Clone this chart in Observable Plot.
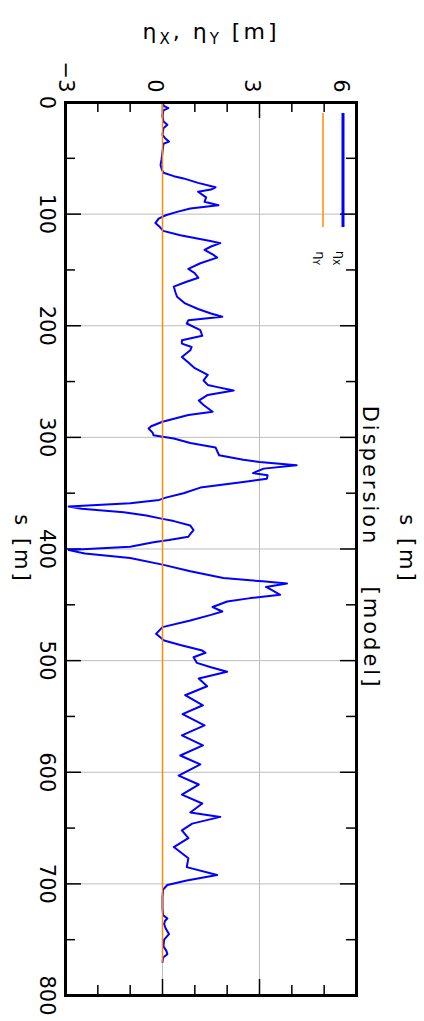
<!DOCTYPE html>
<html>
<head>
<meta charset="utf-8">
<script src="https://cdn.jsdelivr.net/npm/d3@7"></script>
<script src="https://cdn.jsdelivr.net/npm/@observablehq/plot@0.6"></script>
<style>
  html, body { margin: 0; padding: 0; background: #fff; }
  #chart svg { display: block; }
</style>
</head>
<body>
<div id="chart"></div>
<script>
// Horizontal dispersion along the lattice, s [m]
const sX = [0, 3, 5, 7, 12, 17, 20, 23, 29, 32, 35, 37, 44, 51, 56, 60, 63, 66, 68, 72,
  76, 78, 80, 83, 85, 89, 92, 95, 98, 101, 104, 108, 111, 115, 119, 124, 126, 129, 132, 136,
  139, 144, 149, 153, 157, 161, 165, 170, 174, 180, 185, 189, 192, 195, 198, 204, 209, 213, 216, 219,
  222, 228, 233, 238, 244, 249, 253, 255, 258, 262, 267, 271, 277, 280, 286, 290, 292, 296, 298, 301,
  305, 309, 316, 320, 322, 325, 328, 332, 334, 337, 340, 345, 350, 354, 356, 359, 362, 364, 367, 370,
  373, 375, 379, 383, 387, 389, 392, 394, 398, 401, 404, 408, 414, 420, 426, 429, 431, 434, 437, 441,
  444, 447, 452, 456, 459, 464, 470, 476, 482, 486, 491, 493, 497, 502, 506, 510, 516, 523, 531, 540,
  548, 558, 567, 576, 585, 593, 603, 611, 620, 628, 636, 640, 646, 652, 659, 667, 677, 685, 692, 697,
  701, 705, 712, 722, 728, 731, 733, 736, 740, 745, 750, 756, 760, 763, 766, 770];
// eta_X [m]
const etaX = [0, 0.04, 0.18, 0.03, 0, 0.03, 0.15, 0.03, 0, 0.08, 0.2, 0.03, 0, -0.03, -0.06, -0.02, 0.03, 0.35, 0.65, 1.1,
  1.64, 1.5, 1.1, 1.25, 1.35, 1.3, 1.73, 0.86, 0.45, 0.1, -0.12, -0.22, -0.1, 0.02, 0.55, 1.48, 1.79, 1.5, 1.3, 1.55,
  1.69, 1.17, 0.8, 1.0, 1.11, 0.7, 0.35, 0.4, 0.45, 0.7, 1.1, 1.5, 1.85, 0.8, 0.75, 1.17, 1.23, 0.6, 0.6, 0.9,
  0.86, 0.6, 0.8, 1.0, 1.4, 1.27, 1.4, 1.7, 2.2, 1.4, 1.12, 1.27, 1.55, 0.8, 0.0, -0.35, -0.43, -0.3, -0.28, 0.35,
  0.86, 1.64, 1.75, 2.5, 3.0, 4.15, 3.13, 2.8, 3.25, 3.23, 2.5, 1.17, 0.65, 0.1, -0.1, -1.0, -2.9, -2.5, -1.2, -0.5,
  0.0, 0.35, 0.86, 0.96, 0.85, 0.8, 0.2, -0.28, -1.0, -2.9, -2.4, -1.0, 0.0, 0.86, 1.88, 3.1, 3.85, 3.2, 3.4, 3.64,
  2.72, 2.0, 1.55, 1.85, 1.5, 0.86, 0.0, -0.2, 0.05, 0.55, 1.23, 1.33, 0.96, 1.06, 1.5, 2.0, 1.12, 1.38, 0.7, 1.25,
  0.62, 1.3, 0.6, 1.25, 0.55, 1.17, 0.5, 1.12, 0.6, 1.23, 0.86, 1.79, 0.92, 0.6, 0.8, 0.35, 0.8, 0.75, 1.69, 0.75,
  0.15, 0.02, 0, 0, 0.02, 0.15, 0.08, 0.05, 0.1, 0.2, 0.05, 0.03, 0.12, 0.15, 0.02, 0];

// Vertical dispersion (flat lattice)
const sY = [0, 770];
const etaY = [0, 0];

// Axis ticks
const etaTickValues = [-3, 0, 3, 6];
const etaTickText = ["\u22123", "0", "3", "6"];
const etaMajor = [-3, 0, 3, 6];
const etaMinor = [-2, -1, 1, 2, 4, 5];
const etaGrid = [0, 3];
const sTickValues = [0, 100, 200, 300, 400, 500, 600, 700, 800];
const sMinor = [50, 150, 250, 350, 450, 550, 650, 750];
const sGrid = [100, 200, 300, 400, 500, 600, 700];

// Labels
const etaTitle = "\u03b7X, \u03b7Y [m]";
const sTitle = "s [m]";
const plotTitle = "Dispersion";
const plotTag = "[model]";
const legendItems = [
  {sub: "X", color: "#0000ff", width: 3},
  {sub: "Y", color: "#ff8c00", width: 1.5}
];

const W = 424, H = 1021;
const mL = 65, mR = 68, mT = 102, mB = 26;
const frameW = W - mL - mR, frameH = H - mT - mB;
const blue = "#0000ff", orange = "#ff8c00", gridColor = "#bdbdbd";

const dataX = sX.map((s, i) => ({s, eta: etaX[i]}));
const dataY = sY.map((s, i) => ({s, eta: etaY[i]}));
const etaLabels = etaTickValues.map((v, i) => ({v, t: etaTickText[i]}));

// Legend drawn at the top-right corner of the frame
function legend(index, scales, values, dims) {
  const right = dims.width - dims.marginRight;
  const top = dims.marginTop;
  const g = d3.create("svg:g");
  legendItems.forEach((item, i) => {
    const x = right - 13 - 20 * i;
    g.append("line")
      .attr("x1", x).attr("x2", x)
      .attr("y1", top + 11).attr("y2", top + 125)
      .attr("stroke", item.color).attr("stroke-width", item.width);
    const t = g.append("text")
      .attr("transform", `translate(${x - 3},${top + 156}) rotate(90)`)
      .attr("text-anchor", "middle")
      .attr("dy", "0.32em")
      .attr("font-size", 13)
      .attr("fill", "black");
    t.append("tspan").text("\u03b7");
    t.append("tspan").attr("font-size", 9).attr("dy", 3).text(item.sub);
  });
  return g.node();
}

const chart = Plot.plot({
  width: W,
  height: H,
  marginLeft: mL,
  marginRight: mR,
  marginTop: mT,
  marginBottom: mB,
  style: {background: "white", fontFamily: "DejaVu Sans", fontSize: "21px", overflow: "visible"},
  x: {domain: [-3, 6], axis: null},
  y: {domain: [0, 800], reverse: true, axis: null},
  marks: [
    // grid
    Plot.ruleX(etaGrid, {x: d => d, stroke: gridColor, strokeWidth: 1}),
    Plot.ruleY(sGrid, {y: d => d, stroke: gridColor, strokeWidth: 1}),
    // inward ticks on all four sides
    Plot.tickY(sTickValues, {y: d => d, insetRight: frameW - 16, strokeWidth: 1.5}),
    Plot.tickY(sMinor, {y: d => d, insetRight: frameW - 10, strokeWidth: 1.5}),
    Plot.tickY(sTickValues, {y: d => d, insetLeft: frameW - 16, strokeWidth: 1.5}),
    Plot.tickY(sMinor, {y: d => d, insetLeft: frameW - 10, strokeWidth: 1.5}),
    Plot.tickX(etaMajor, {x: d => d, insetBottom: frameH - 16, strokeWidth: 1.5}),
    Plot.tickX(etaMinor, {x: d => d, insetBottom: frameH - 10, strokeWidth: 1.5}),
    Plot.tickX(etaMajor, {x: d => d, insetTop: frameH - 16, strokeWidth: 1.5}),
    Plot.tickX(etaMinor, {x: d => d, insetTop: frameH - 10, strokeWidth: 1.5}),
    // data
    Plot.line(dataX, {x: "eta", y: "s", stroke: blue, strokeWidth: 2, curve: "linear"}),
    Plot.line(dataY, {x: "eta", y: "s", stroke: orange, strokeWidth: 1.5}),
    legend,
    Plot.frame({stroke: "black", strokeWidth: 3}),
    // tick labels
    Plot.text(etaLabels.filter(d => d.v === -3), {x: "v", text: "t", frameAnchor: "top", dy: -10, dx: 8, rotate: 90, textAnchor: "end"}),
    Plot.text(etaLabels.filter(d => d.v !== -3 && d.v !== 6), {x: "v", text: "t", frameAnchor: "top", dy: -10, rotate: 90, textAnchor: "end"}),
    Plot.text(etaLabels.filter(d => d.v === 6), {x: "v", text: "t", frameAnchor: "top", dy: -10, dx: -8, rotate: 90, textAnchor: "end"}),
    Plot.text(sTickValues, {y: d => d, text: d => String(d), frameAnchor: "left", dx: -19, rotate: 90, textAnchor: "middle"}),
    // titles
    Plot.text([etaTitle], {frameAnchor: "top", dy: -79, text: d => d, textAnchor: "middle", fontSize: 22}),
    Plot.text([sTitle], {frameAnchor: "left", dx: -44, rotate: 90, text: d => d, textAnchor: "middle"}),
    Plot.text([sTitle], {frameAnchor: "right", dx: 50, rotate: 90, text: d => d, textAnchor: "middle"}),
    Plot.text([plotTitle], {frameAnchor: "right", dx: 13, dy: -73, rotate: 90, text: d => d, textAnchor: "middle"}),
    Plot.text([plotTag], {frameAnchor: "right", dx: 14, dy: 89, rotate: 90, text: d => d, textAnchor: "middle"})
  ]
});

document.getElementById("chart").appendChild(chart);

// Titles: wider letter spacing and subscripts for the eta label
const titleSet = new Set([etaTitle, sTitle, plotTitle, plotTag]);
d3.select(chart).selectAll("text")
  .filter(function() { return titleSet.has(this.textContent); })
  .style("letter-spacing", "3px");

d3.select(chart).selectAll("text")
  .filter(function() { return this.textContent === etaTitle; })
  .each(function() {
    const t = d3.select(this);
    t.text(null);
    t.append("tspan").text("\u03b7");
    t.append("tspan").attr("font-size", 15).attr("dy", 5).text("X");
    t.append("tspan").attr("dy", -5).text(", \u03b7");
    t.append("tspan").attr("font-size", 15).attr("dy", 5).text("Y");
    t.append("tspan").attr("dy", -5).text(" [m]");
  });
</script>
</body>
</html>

## BRIEF
Reproduce each line holding the word "chart".

## TASK RESPONSE
Clone this chart in Observable Plot.
  #chart svg { display: block; }
<div id="chart"></div>
const chart = Plot.plot({
document.getElementById("chart").appendChild(chart);
d3.select(chart).selectAll("text")
d3.select(chart).selectAll("text")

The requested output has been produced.